Recent Trends in Migration and Corporate Law in Czechia Reflecting the Russian War Against Ukraine
Russia’s military aggression in Ukraine and the subsequent wave of refugees has been a new challenge for all European countries – and the Czech Republic is no different. A very low unemployment rate and a shortage of workers is a long-standing problem in Czechia and, thus, this new situation brings not only challenges but also opportunities. There have been more job openings than workers in the Czech economy since 2018 and, in 2021, the Labour Office recorded about 350,000 job openings. This situation slowed growth in the Czech economy and, thus, accepting Ukrainian refugees happens to be not only a moral obligation but also in the country’s best interest and an opportunity for future growth.
Following the decision of the EU Council reflecting the mass influx of displaced persons from Ukraine, a new migration regime for Ukrainians was adopted as a part of the Lex Ukraine legislation in Czechia. Under this temporary protection regime, refugees from Ukraine are entitled to obtain Czech residence and, more importantly, a work permit in a very short period of time, along with social security protections like health and social insurance. This immensely speeds up the process of integrating Ukrainians into the workforce – especially in comparison with the existing regime and migration law practice in general – which usually involves several months of waiting for a mere application submission, the need for the employer’s involvement throughout the application process, and quotas imposed on the number of admissible applications. At the same time, it is obvious that the current migration relief regime applicable to Ukrainian citizens does not necessarily solve other long-lasting practical issues existing in the Czech Republic with respect to foreigners.
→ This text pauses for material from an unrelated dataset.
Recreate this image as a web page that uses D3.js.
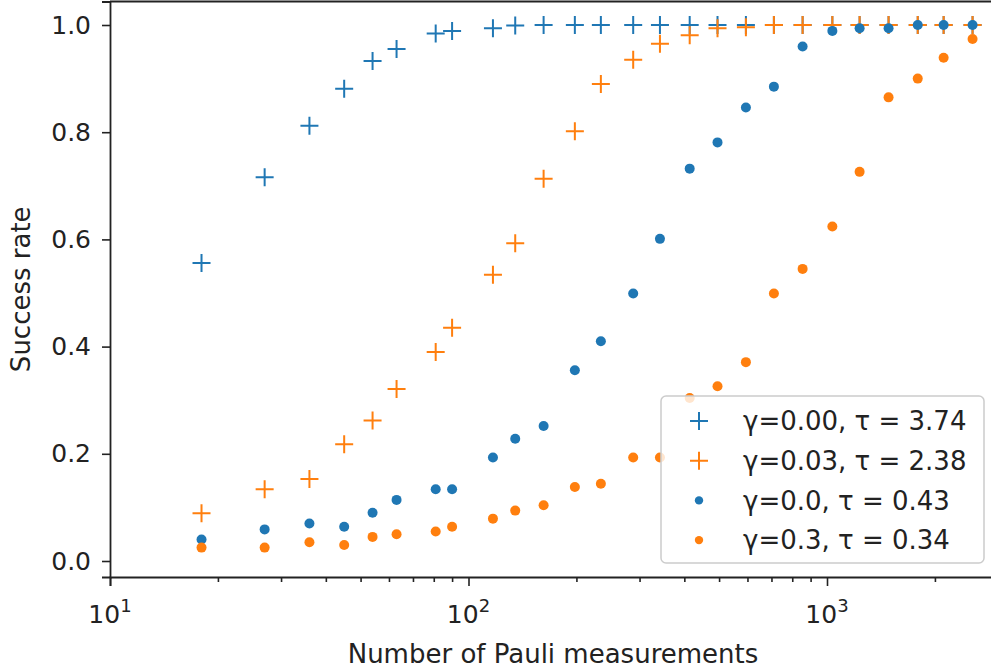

Although the new migration policies are very helpful and flexible for those refugees seeking employment in the Czech Republic, it does not yet support those Ukrainians who may wish to start or relocate their businesses from Ukraine on a corporate basis. Problems arise especially in connection to the Czech interpretation and application of anti-money laundering (AML) legislation. While incorporating a legal entity for business purposes itself remains generally quite simple, quick, and cheap, the consequences and challenges for those Ukrainians (and other foreigners) wanting to start or relocate their businesses to Czechia are more complex. These entrepreneurs may likely run into obstacles with essentials like opening a bank account for their new Czech corporate setup. Under Czech AML practice, banks usually require a plethora of information from their new corporate clients, especially those from non-EU jurisdictions, including Ukraine, like an overview of potential customers or existing economic links to Czechia. The latter can particularly create a sort of catch-22 situation – where it may not always be possible to establish these economic links without having a corporate bank account – but creating one is impossible without declaring such relationships in the first place.
Czech AML interpretations also strictly insist on personal/face-to-face identification as the primary method and provide only a few rather inflexible alternatives for remote or electronic identification that, moreover, are practically applicable for Czechs or Czech residents only.
Most Ukrainian men are significantly restricted in traveling during times of war, and personal meetings abroad are not possible for many of them. Ukrainian businesses with solely male executives or founders are thus factually excluded from enjoying the benefits of the liberal and rather flexible Czech corporate laws, and their businesses cannot easily incorporate a new setup in the Czech Republic unless using a rather complicated JV structure with a reliable local business partner.
While the general sentiment of the rapid and flexible changes to migration policies resulting in a faster and less complicated process is very helpful in solving labor shortage problems in the Czech Republic, the corporate practice continues to be strongly affected by rather rigid AML regulations, with many challenges to making Czechia more attractive to Ukrainian businesses with their current need for (temporary) relocation.